This year's pace-setters Mercedes considered walking away from F1 before the sport opted to swap to turbo hybrid engines.
During the days of 2.4-litre V8 engines, Mercedes were on the fence about their F1 participation. according to Daimler's Thomas Weber, the man in charge of research and development.
"The key challenge for the future is fuel economy and efficiency and with the change in regulations F1 is the spearhead for development," he told BBC Sport.
Pressed as to whether Mercedes would have walked away had F1 not committed to the efficiency formula, he said: "I think so, yeah because we had the discussion.
"We had at different times the challenge to discuss F1 with the (Daimler) supervisory board.
"We had hard discussions. And it was always - and even more so when it came to the later years - harder to explain why we were using naturally aspirated engines.

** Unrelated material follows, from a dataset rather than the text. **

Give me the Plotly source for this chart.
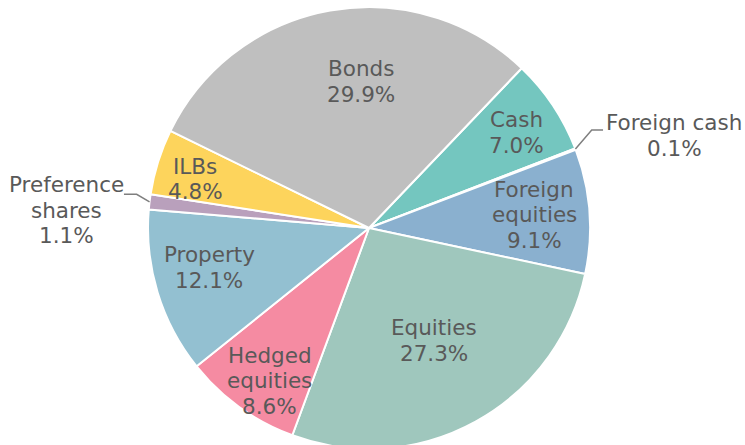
import math
import plotly.graph_objects as go

labels = ["Cash", "Foreign cash", "Foreign equities", "Equities", "Hedged equities",
          "Property", "Preference shares", "ILBs", "Bonds"]
label_lines = [["Cash"], ["Foreign cash"], ["Foreign", "equities"], ["Equities"],
               ["Hedged", "equities"], ["Property"], ["Preference", "shares"],
               ["ILBs"], ["Bonds"]]
values = [7.0, 0.1, 9.1, 27.3, 8.6, 12.1, 1.1, 4.8, 29.9]
colors = ["#74c6bf", "#9a9a9a", "#8ab0cf", "#9fc7bd", "#f58ba2",
          "#93c0d1", "#b9a0bc", "#fdd45c", "#bfbfbf"]
outside = ["Foreign cash", "Preference shares"]

# label placement style (radius fraction, angular nudge in degrees) for inside labels
label_style = {
    "Cash": (0.795, 0.9), "Foreign equities": (0.751, -0.2), "Equities": (0.59, -1.3),
    "Hedged equities": (0.824, -2.8), "Property": (0.745, 3.2), "ILBs": (0.816, -1.7),
    "Bonds": (0.663, 6.8),
}

W, H = 745, 449
ROT = 43.7
TXT = "#595959"
FONT = "Verdana, DejaVu Sans, sans-serif"
FS = 21.5
LS = 25.7  # line spacing in px
YADJ = 0.0

# pie placement
top_px = 7
r_px = (H - top_px) / 2
cx_px, cy_px = 369, top_px + r_px
dom_x = [(cx_px - r_px) / W, (cx_px + r_px) / W]
dom_y = [0, 1 - top_px / H]

fig = go.Figure(go.Pie(
    labels=labels, values=values, textinfo="none",
    sort=False, direction="clockwise", rotation=ROT,
    marker=dict(colors=colors, line=dict(color="white", width=2)),
    domain=dict(x=dom_x, y=dom_y), showlegend=False, hoverinfo="label+percent",
))

annots, shapes = [], []


def add_block(lines, x, yc):
    n = len(lines)
    for i, t in enumerate(lines):
        y = yc + (i - (n - 1) / 2) * LS + YADJ
        annots.append(dict(x=x / W, y=1 - y / H, xref="paper", yref="paper",
                           text=t, showarrow=False, xanchor="center", yanchor="middle",
                           font=dict(family=FONT, size=FS, color=TXT)))


total = sum(values)
cum = 0.0
for lab, lines, v in zip(labels, label_lines, values):
    mid = ROT + (cum + v / 2) / total * 360
    cum += v
    block = lines + [f"{v:.1f}%"]
    if lab in outside:
        a = math.radians(mid)
        x0 = cx_px + r_px * math.sin(a)
        y0 = cy_px - r_px * math.cos(a)
        if math.sin(a) > 0:
            x1, y1 = x0 + 16.3, y0 - 19
            x2 = x1 + 11.3
            add_block(block, x2 + 71, y1 + 5.5)
        else:
            x1, y1 = x0 - 12.9, y0 - 7.5
            x2 = x1 - 12.7
            add_block(block, x2 - 57.3, y1 + 15.8)
        pts = [(x0, y0), (x1, y1), (x2, y1)]
        path = "M " + " L ".join(f"{px / W:.5f},{1 - py / H:.5f}" for px, py in pts)
        shapes.append(dict(type="path", path=path, xref="paper", yref="paper",
                           line=dict(color="#7f7f7f", width=1.5)))
    else:
        rf, da = label_style[lab]
        a = math.radians(mid + da)
        x = cx_px + rf * r_px * math.sin(a)
        y = cy_px - rf * r_px * math.cos(a)
        add_block(block, x, y)

fig.update_layout(
    width=W, height=H, margin=dict(l=0, r=0, t=0, b=0),
    paper_bgcolor="white", plot_bgcolor="white",
    shapes=shapes, annotations=annots,
)
fig.write_html(
    "out.html",
    config={"displayModeBar": False},
    post_script="document.body.style.margin='0';document.body.style.overflow='hidden';"
                "document.documentElement.style.overflow='hidden';",
)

"Now with these new regulations I can clearly convince the supervisory board that the (F1 team) are doing exactly what we need - downsizing, direct injection, lightweight construction, fuel efficiency on the highest possible level, new technologies and combining a combustion engine with an e-motor hybrid."
Weber also hit back at claims by Ferrari president Luca Di Montezmolo that fans are not enjoying F1's fuel-flow restriction as they cannot understand it.
The Daimler man said it was a "stupid discussion" and that if fans didn't grasp it that was a "communication issue."
As for the debate over engine noise, he said: "We can demonstrate to the public that it is still emotional, even if the noise level is a little bit quieter.
"Of course we can look if there is a little bit more possible. But in the meantime all the road cars are going for turbos, downsizing, so even a Porsche now sounds similar. So people learn it. That's easy."